One of Many Different Faces of Fraud (The “Healthy” Bank)

Remember Indy Mac which blew-up circa June 2008? This bank became the epitome of everything that was wrong with mortgage fraud. Now, one would think that whatever is left of the banking system after the 2008-2009 market cleansing, is clean.

Karl Denninger’s Market Ticker is among the blogs I regularly follow. At times Karl is over the top, but when it comes to markets – he does his homework. He has been talking about banks intentionally not reporting mortgage delinquencies. How does this help the banks? It gives the false impression that the assets bank is showing are not problem assets. When you look at some individual credit reports, it shows a different story. This is outright fraud and cheating of shareholders.

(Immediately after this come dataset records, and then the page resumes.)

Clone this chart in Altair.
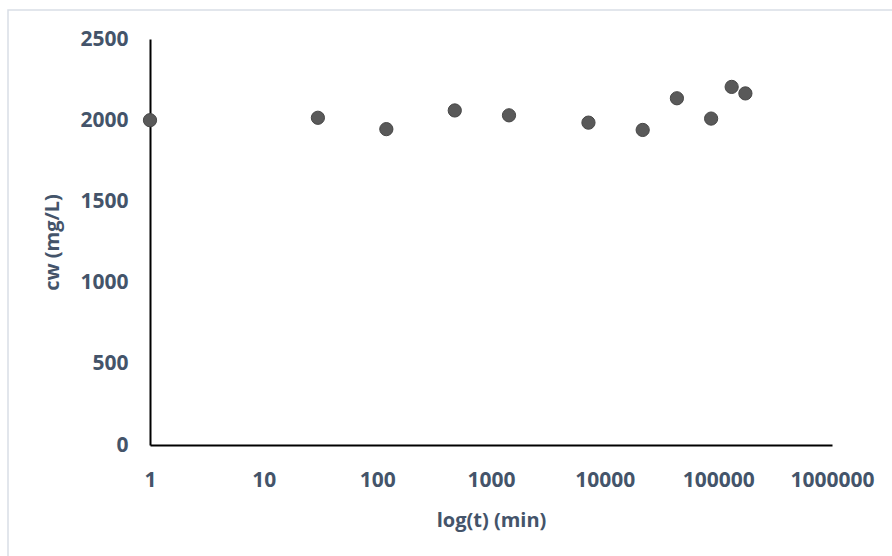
import altair as alt
import pandas as pd

# Elapsed time (min) and measured concentration cw (mg/L)
t_min = [1, 30, 120, 480, 1440, 7200, 21600, 43200, 86400, 131000, 173000]
cw_mgL = [2000, 2015, 1945, 2060, 2030, 1985, 1940, 2135, 2010, 2205, 2165]

x_ticks = [1, 10, 100, 1000, 10000, 100000, 1000000]
y_ticks = [0, 500, 1000, 1500, 2000, 2500]

df = pd.DataFrame({"t": t_min, "cw": cw_mgL})

TEXT = "#44546A"
FONT = "Open Sans"

points = alt.Chart(df).mark_circle(
    size=175, color="#595959", opacity=1, stroke="#474747", strokeWidth=1
).encode(
    x=alt.X(
        "t:Q",
        scale=alt.Scale(type="log", domain=[1, 1000000], nice=False),
        axis=alt.Axis(
            values=x_ticks, format=".0f", title="log(t) (min)",
            ticks=False, grid=False, labelPadding=24, titlePadding=20,
            labelFlush=False, labelOverlap=False, labelBound=False,
            domainColor="#000000", domainWidth=2,
        ),
    ),
    y=alt.Y(
        "cw:Q",
        scale=alt.Scale(domain=[0, 2500], nice=False),
        axis=alt.Axis(
            values=y_ticks, format="d", title="cw (mg/L)", ticks=False,
            grid=False, labelPadding=22, titlePadding=17,
            labelFlush=False, labelOverlap=False,
            domainColor="#000000", domainWidth=2,
        ),
    ),
)

# light frame around the chart area
frame = alt.Chart(pd.DataFrame({"k": [0]})).mark_rect(
    fill=None, stroke="#D9DEE6", strokeWidth=1.5
).encode(
    x=alt.value(-142), x2=alt.value(760), y=alt.value(-29), y2=alt.value(560)
)

chart = alt.layer(frame, points).properties(
    width=682,
    height=406,
    autosize=alt.AutoSizeParams(type="none"),
    padding={"left": 150, "top": 39, "right": 60, "bottom": 111},
).configure_view(
    stroke=None
).configure_axis(
    labelFont=FONT, titleFont=FONT,
    labelFontSize=21, titleFontSize=20,
    labelFontWeight="bold", titleFontWeight="bold",
    labelColor=TEXT, titleColor=TEXT,
)

chart.save("out.html", embed_options={"renderer": "svg", "actions": False})
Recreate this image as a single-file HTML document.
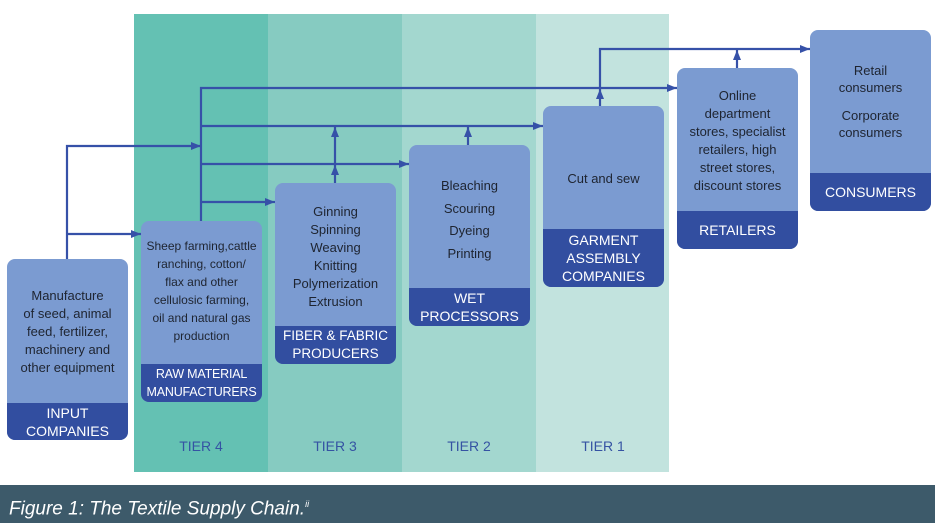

In this story, Carl highlights a mortgage – a “conventional” loan – that has been reported as “120 days past due” to the credit bureaus for THIRTEEN CONSECUTIVE MONTHS. He adds:

This person has been living in their house without making a mortgage payment for nearly a year and a half, and the bank – it’s one of the “Big Three” – HAS NOT FORECLOSED. [Big three: Bank of America, JP Morgan Chase and Citigroup]

This crap has to stop folks.  Yeah, this is an anecdote, but I have to ask whether the auditors have looked into this.  A loan that has this “payment history” ought to be carried at recovery value, but that would mean it would be “marked to the market”, and we know the banks all got permission to mark ’em to “model” back in the early part of 2009.

This sort of BS game is too damn prevalent.  There is no reason other than cooking of the books that institutions would hold paper like this in a perpetual “not paying and not gonna pay either” state rather than foreclose and take the hit – except to present a view of their financial status that is less than completely honest.

“Extend and Pretend” may have been made legal but that doesn’t make you solvent – it just means that the government made legal what formerly was called accounting fraud, and the inescapable reality is that eventually the cash flow will get you anyway.